Copy out the data below as written; omit any images.

====================

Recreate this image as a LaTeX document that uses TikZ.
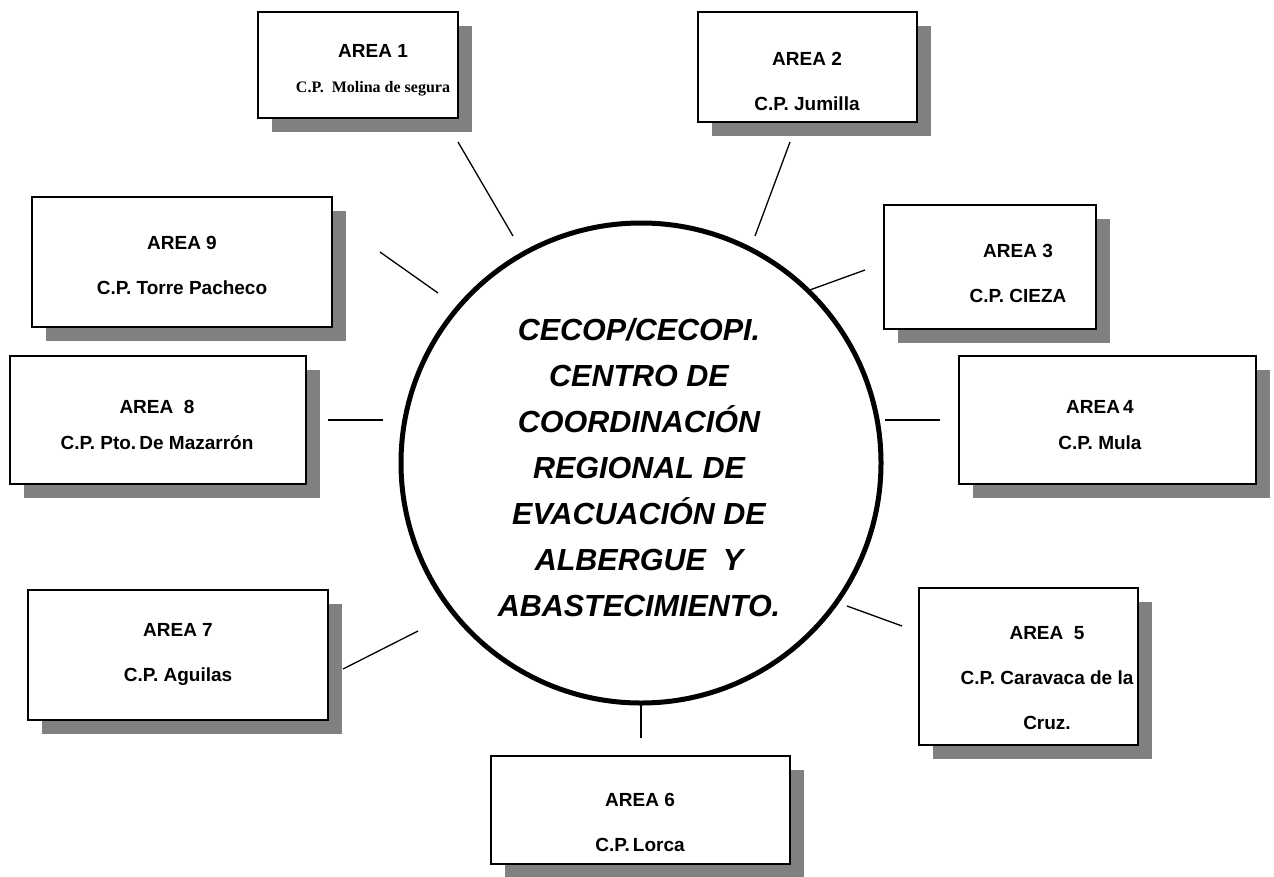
\documentclass[tikz,border=0pt]{standalone}
\usepackage{fontspec}
\setmainfont{Liberation Sans}
\newfontfamily\timesbf{Liberation Serif}
\usetikzlibrary{shadows}

\definecolor{shadowgray}{RGB}{128,128,128}

\begin{document}
\begin{tikzpicture}[x=1pt,y=-1pt,
    areabox/.style={draw=black, line width=1.4pt, fill=white, inner sep=0pt,
      general shadow={fill=shadowgray, shadow xshift=14pt, shadow yshift=-14pt}},
    areatext/.style={align=center, inner sep=0pt,
      font=\fontsize{19}{45}\selectfont\bfseries},
    link/.style={line width=1.3pt}]
        \useasboundingbox (0,0) rectangle (1274,876);
        % central circle
        \node [draw, circle, line width=5pt, minimum size=480pt, inner sep=0pt] (cecop) at (641,463) {};
        \node [align=center, font=\fontsize{30.5}{46}\selectfont\bfseries\itshape] (cecoptxt) at (639,468)
          {CECOP/CECOPI.\\CENTRO DE\\COORDINACIÓN\\REGIONAL DE\\EVACUACIÓN DE\\ALBERGUE\ \ Y\\ABASTECIMIENTO.};
        % area boxes
        \node [areabox, minimum width=200pt, minimum height=106pt] (area1) at (358,65) {};
        \node [areatext, font=\fontsize{19}{35}\selectfont\bfseries] (txt1) at (373,70) {AREA 1\\{\fontsize{16}{35}\selectfont\timesbf C.P.\ \ Molina de segura}};
        \node [areabox, minimum width=219pt, minimum height=110pt] (area2) at (807.5,67) {};
        \node [areatext] (txt2) at (807,81.5) {AREA 2\\C.P. Jumilla};
        \node [areabox, minimum width=212pt, minimum height=124pt] (area3) at (990,267) {};
        \node [areatext] (txt3) at (1018,273.5) {AREA 3\\C.P. CIEZA};
        \node [areabox, minimum width=297pt, minimum height=128pt] (area4) at (1107.5,420) {};
        \node [areatext, font=\fontsize{19}{36}\selectfont\bfseries] (txt4) at (1100,425) {AREA\,4\\C.P. Mula};
        \node [areabox, minimum width=219pt, minimum height=157pt] (area5) at (1028.5,666.5) {};
        \node [areatext] (txt5) at (1047,678) {AREA\ \ 5\\C.P. Caravaca de la\\Cruz.};
        \node [areabox, minimum width=299pt, minimum height=108pt] (area6) at (640.5,810) {};
        \node [areatext] (txt6) at (640,822.5) {AREA 6\\C.P.\,Lorca};
        \node [areabox, minimum width=300pt, minimum height=130pt] (area7) at (178,655) {};
        \node [areatext] (txt7) at (178,654.5) {AREA 7\\C.P. Aguilas};
        \node [areabox, minimum width=296pt, minimum height=128pt] (area8) at (158,420) {};
        \node [areatext, font=\fontsize{19}{36}\selectfont\bfseries] (txt8) at (157,425) {AREA\ \ 8\\C.P. Pto.\,De Mazarrón};
        \node [areabox, minimum width=300pt, minimum height=130pt] (area9) at (182,262) {};
        \node [areatext] (txt9) at (182,265.5) {AREA 9\\C.P. Torre Pacheco};
        % loose connector ends
        \coordinate (e1a) at (458,142);  \coordinate (e1b) at (513,236);
        \coordinate (e2a) at (790,142);  \coordinate (e2b) at (755,236);
        \coordinate (e3a) at (865,270);  \coordinate (e3b) at (807,291);
        \coordinate (e4a) at (940,420);  \coordinate (e4b) at (885,420);
        \coordinate (e5a) at (902,626);  \coordinate (e5b) at (847,606);
        \coordinate (e6a) at (641,738);  \coordinate (e6b) at (641,703);
        \coordinate (e7a) at (343,669);  \coordinate (e7b) at (418,631);
        \coordinate (e8a) at (328,420);  \coordinate (e8b) at (383,420);
        \coordinate (e9a) at (380,252);  \coordinate (e9b) at (438,293);
        \draw [link] (e1a) -- (e1b);
        \draw [link] (e2a) -- (e2b);
        \draw [link] (e3a) -- (e3b);
        \draw [link] (e4a) -- (e4b);
        \draw [link] (e5a) -- (e5b);
        \draw [link] (e6a) -- (e6b);
        \draw [link] (e7a) -- (e7b);
        \draw [link] (e8a) -- (e8b);
        \draw [link] (e9a) -- (e9b);
\end{tikzpicture}
\end{document}
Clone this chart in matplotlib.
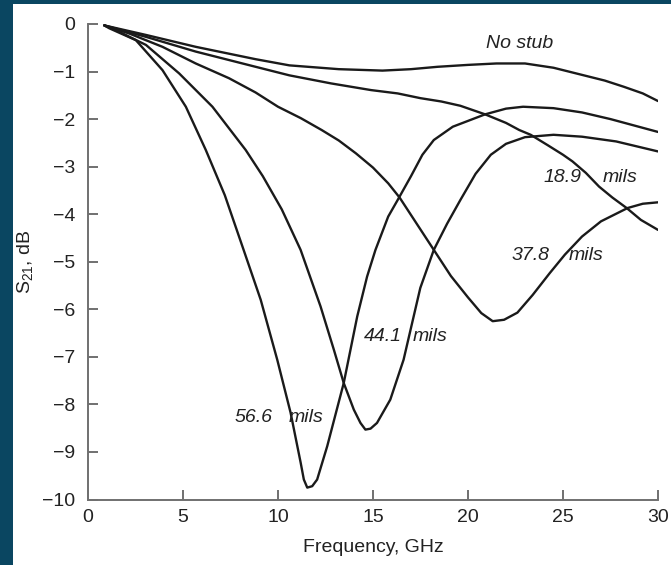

====================

TASK RESULT
Recreate this image as a LaTeX document that uses TikZ.
\documentclass[tikz,border=0pt]{standalone}
\usepackage{fontspec}
\setmainfont{Liberation Sans}
\newfontfamily\timesbf{Liberation Serif}
\usetikzlibrary{shadows}

\definecolor{shadowgray}{RGB}{128,128,128}

\begin{document}
\begin{tikzpicture}[x=1pt,y=-1pt,
    areabox/.style={draw=black, line width=1.4pt, fill=white, inner sep=0pt,
      general shadow={fill=shadowgray, shadow xshift=14pt, shadow yshift=-14pt}},
    areatext/.style={align=center, inner sep=0pt,
      font=\fontsize{19}{45}\selectfont\bfseries},
    link/.style={line width=1.3pt}]
        \useasboundingbox (0,0) rectangle (1274,876);
        % central circle
        \node [draw, circle, line width=5pt, minimum size=480pt, inner sep=0pt] (cecop) at (641,463) {};
        \node [align=center, font=\fontsize{30.5}{46}\selectfont\bfseries\itshape] (cecoptxt) at (639,468)
          {CECOP/CECOPI.\\CENTRO DE\\COORDINACIÓN\\REGIONAL DE\\EVACUACIÓN DE\\ALBERGUE\ \ Y\\ABASTECIMIENTO.};
        % area boxes
        \node [areabox, minimum width=200pt, minimum height=106pt] (area1) at (358,65) {};
        \node [areatext, font=\fontsize{19}{35}\selectfont\bfseries] (txt1) at (373,70) {AREA 1\\{\fontsize{16}{35}\selectfont\timesbf C.P.\ \ Molina de segura}};
        \node [areabox, minimum width=219pt, minimum height=110pt] (area2) at (807.5,67) {};
        \node [areatext] (txt2) at (807,81.5) {AREA 2\\C.P. Jumilla};
        \node [areabox, minimum width=212pt, minimum height=124pt] (area3) at (990,267) {};
        \node [areatext] (txt3) at (1018,273.5) {AREA 3\\C.P. CIEZA};
        \node [areabox, minimum width=297pt, minimum height=128pt] (area4) at (1107.5,420) {};
        \node [areatext, font=\fontsize{19}{36}\selectfont\bfseries] (txt4) at (1100,425) {AREA\,4\\C.P. Mula};
        \node [areabox, minimum width=219pt, minimum height=157pt] (area5) at (1028.5,666.5) {};
        \node [areatext] (txt5) at (1047,678) {AREA\ \ 5\\C.P. Caravaca de la\\Cruz.};
        \node [areabox, minimum width=299pt, minimum height=108pt] (area6) at (640.5,810) {};
        \node [areatext] (txt6) at (640,822.5) {AREA 6\\C.P.\,Lorca};
        \node [areabox, minimum width=300pt, minimum height=130pt] (area7) at (178,655) {};
        \node [areatext] (txt7) at (178,654.5) {AREA 7\\C.P. Aguilas};
        \node [areabox, minimum width=296pt, minimum height=128pt] (area8) at (158,420) {};
        \node [areatext, font=\fontsize{19}{36}\selectfont\bfseries] (txt8) at (157,425) {AREA\ \ 8\\C.P. Pto.\,De Mazarrón};
        \node [areabox, minimum width=300pt, minimum height=130pt] (area9) at (182,262) {};
        \node [areatext] (txt9) at (182,265.5) {AREA 9\\C.P. Torre Pacheco};
        % loose connector ends
        \coordinate (e1a) at (458,142);  \coordinate (e1b) at (513,236);
        \coordinate (e2a) at (790,142);  \coordinate (e2b) at (755,236);
        \coordinate (e3a) at (865,270);  \coordinate (e3b) at (807,291);
        \coordinate (e4a) at (940,420);  \coordinate (e4b) at (885,420);
        \coordinate (e5a) at (902,626);  \coordinate (e5b) at (847,606);
        \coordinate (e6a) at (641,738);  \coordinate (e6b) at (641,703);
        \coordinate (e7a) at (343,669);  \coordinate (e7b) at (418,631);
        \coordinate (e8a) at (328,420);  \coordinate (e8b) at (383,420);
        \coordinate (e9a) at (380,252);  \coordinate (e9b) at (438,293);
        \draw [link] (e1a) -- (e1b);
        \draw [link] (e2a) -- (e2b);
        \draw [link] (e3a) -- (e3b);
        \draw [link] (e4a) -- (e4b);
        \draw [link] (e5a) -- (e5b);
        \draw [link] (e6a) -- (e6b);
        \draw [link] (e7a) -- (e7b);
        \draw [link] (e8a) -- (e8b);
        \draw [link] (e9a) -- (e9b);
\end{tikzpicture}
\end{document}
Clone this chart in matplotlib.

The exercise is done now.